The result is a muddled mess, with a digital sheen not seen since Zack Snyder’s “Rebel Moon” films. Comical zooms, animated transitions, and some bloody monster violence — it’s safe to say Paul W. S. Anderson is back, whether you like that or not. Luckily, I’ve learned to warm up to it.
Of his monumental filmography, I’ve seen two (now three) films: “Event Horizon” and “Alien vs. Predator (AVP).” Both films work better when they lean less on their thematic elements and more on their bloody action. In between the twenty-one-year gap between “AVP” and today, Anderson had more than enough time to refine said flaws. “In the Lost Lands” is this final test, culminating in a wasteland film that reaches so far into each extreme that its tonal whiplash feels complementary rather than headache-inducing.
Don’t get me wrong — it is headache-inducing. As an elite AMC investor, I swindled myself a large blue raspberry ICEE during the trailers, and that froze my brain just enough that I could comprehend George R. R. Martin’s narrative fluff.
Yeah, I’m sure that’s worth mentioning: “In the Lost Lands” is based on Martin’s short story of the same name, written for an anthology of other shorts in the early 80s. I cannot tell you if this film is a good adaptation, but I can say that I trust Paul W. S. Anderson to adapt “Elden Ring.”
The adaptation follows Gray Alys, played by Anderson’s muse Milla Jovovich, a sorceress navigating the dangers and perils of the Lost Lands. Accompanying her is Boyce (Dave Bautista), a gunslinger drifter with more going on than meets the eye. Together, they explore the Lost Lands, bumping into computer-generated enemies along the way. While they have cable car shootouts and explosions in an abandoned nuclear reactor, the Overlord dynasty back home splinters into a revolution.
Their epic quest is largely rendered in Unreal Engine, a 3D animation toll used for triple AAA video game development, not normally used in proper filmmaking. The outcome is super experimental, and mostly works, if you know that going in. If not, it may look incredibly uncanny.
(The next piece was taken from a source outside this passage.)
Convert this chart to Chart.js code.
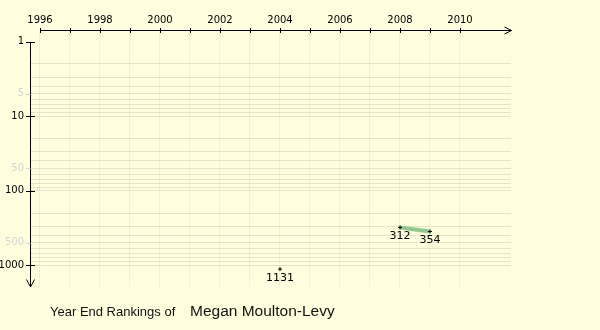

Of the three films I’ve seen, this is by far Anderson’s most political. In between lens flares, there’s talk of man-beasts, gender distrust and a war decimating everything long ago. In the Lost Lands, patriarchy is no more; instead there’s grand manipulation akin to the Bene Gesserit in Denis Villeneuve’s “Dune.” The film is wildly progressive and touches on subject matters I hadn’t considered walking into the theater.
By the rip-roaring, guns-blazing finale, culminating in a political upheaval and a secret hidden monster film (putting down Leigh Whannel’s “Wolf Man” in the process), the narrative is shuffled and molded over and over again until it becomes a paradox of a paradox of a cliché.
A high-fantasy epic on a $50 million budget, “In the Lost Lands” sits right above the five-dollar DVD pantheon of Anderson’s accompanying work. Whereas Paul Thomas Anderson gets Criterion Collections and 70mm scans, Paul W. S. Anderson gets word of mouth and Redbox rentals — until Trump pulls that out of America’s budget as well.
Still, like the great Taylor Swift song, “It hits different,” and if you need a hundred minutes of pure escapism from our dystopian reality, “In the Lost Lands” works wonders. Apocalypse aside, it’s nice to see a film with this level of interesting filmmaking and stylistic visual effects on the big screen. It’s just unfortunate “Mickey 17” is playing right next door.